Macfarlane hints RBA may yet lift rates
While the chances of more official interest rates rises appear to be receding further every week, the speech by Reserve Bank governor Ian Macfarlane provides a warning that further rises in coming months can't yet be ruled out.
Another month of declining lending to owner-occupiers and investors confirms the borrowing surge is over for now and credit is coming back toward sustainability. But Macfarlane is at pains to point out that even the 20 per cent decline from a peak of $15 billion a month last October to $12 billion currently, still leaves lending for property at quite high levels. He's not yet convinced it won't bounce back, and wants to see further declines to lock in a more sustainable level of lending. Although there are signs of a slowdown in certain sectors of the housing market – such as inner-city apartments in Melbourne and Sydney – the RBA is unsure whether the property boom has abated.

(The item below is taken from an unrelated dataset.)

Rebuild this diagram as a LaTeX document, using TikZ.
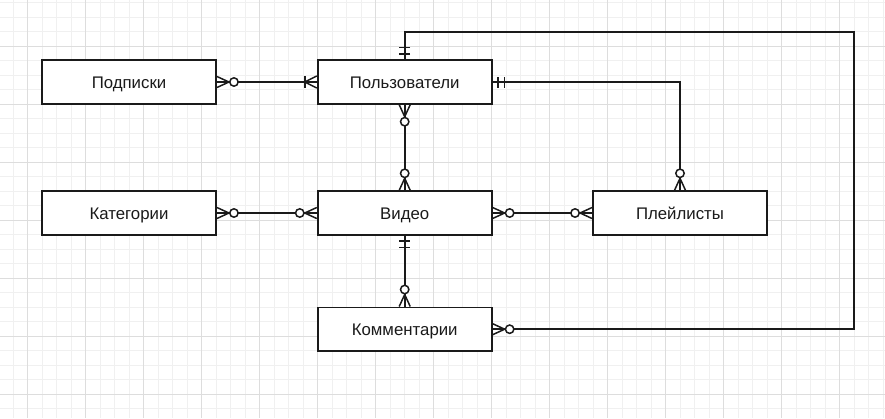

At the same time the time is fast approaching when interest rates elsewhere in the world, notably the US, will likely be on the rise from multi-decade lows. The world economy is really starting to pick up steam now and the inflation threat starting to re-emerge. Australia, Macfarlane says, will be boosted by this world recovery more than most given Asia is an engine of growth.
Housing loan commitments for owner-occupiers fell 4.3 per cent in February. Within the overall figure, lending for the purchase pf new dwellings rose 10.2 per cent while for purchases of existing dwellings fell 4.9 per cent. Lending to investors fell 2.6 per cent and is now 25 per cent below its October peak.